Task details:
Everything from the first line down to the line containing "edgecolor='#444444', linewidth=0.3, legend=False)" is to be retyped exactly, both ends included, with pictures left out.

########

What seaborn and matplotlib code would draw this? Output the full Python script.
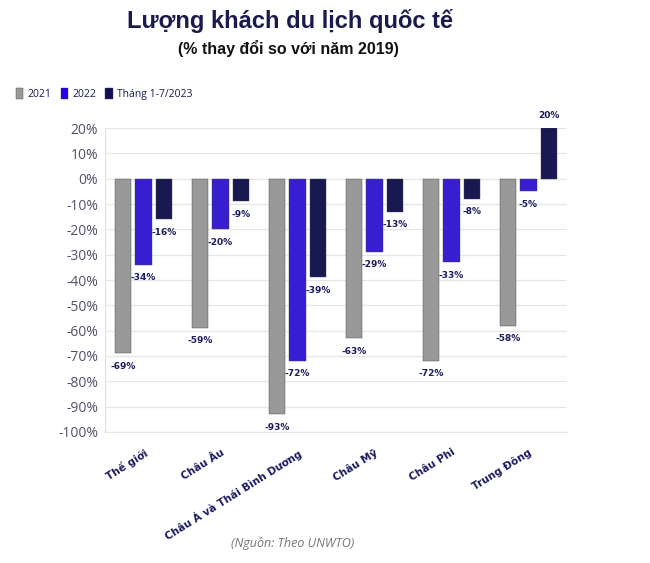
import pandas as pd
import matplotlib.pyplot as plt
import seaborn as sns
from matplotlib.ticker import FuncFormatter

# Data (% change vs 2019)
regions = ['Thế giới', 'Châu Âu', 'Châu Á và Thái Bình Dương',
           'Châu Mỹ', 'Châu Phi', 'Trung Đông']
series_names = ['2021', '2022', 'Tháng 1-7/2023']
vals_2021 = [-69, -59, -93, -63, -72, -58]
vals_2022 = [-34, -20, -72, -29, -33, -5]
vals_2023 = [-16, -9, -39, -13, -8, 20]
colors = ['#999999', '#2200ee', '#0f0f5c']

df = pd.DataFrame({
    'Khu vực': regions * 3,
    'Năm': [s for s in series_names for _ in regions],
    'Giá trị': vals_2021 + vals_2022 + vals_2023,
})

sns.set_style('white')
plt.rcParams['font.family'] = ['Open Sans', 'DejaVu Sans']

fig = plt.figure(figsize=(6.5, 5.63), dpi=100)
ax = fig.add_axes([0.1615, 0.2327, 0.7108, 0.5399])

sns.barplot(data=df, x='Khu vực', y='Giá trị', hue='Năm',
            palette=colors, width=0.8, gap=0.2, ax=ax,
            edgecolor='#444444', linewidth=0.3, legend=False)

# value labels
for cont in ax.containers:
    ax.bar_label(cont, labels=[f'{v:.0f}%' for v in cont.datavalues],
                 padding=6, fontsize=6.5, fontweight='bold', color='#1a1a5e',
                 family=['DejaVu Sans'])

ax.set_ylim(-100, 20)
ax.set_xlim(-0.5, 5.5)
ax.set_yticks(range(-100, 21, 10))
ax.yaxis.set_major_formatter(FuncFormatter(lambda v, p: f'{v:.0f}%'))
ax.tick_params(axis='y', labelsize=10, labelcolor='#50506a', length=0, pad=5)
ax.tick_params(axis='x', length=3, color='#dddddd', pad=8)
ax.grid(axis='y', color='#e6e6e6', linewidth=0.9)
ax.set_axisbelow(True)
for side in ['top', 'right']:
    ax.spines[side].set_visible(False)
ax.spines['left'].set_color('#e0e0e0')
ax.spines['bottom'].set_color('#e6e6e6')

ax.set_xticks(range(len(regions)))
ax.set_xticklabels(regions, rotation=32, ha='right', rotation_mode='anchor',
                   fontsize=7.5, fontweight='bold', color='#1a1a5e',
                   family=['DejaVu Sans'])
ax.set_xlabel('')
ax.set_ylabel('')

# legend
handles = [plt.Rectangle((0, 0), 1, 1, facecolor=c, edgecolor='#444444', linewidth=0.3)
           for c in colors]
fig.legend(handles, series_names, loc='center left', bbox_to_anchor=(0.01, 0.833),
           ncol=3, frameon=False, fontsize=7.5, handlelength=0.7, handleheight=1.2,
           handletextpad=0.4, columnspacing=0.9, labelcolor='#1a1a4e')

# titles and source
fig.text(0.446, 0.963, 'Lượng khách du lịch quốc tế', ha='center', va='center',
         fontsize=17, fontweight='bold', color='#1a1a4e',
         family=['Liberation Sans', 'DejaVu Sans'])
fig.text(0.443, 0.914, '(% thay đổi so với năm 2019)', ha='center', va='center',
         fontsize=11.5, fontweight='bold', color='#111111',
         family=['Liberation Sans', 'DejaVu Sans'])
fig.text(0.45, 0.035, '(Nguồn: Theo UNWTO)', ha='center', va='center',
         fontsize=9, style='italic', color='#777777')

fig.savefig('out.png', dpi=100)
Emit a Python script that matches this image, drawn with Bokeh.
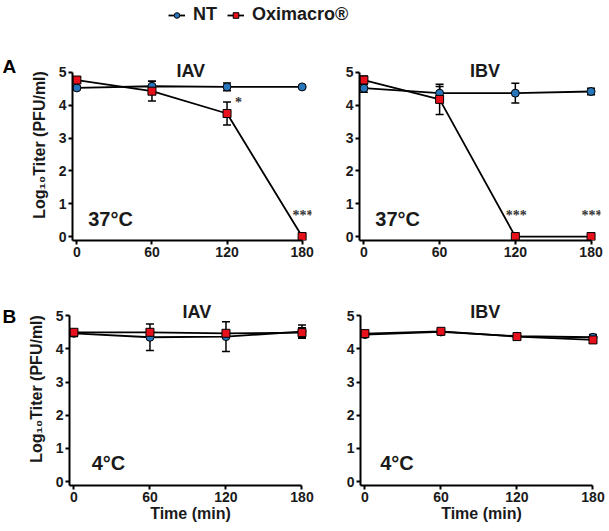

########

Solved problem:
What seaborn and matplotlib code would draw this? Output the full Python script.
import pandas as pd
import matplotlib.pyplot as plt
import seaborn as sns
from matplotlib.ticker import FuncFormatter

# Data (% change vs 2019)
regions = ['Thế giới', 'Châu Âu', 'Châu Á và Thái Bình Dương',
           'Châu Mỹ', 'Châu Phi', 'Trung Đông']
series_names = ['2021', '2022', 'Tháng 1-7/2023']
vals_2021 = [-69, -59, -93, -63, -72, -58]
vals_2022 = [-34, -20, -72, -29, -33, -5]
vals_2023 = [-16, -9, -39, -13, -8, 20]
colors = ['#999999', '#2200ee', '#0f0f5c']

df = pd.DataFrame({
    'Khu vực': regions * 3,
    'Năm': [s for s in series_names for _ in regions],
    'Giá trị': vals_2021 + vals_2022 + vals_2023,
})

sns.set_style('white')
plt.rcParams['font.family'] = ['Open Sans', 'DejaVu Sans']

fig = plt.figure(figsize=(6.5, 5.63), dpi=100)
ax = fig.add_axes([0.1615, 0.2327, 0.7108, 0.5399])

sns.barplot(data=df, x='Khu vực', y='Giá trị', hue='Năm',
            palette=colors, width=0.8, gap=0.2, ax=ax,
            edgecolor='#444444', linewidth=0.3, legend=False)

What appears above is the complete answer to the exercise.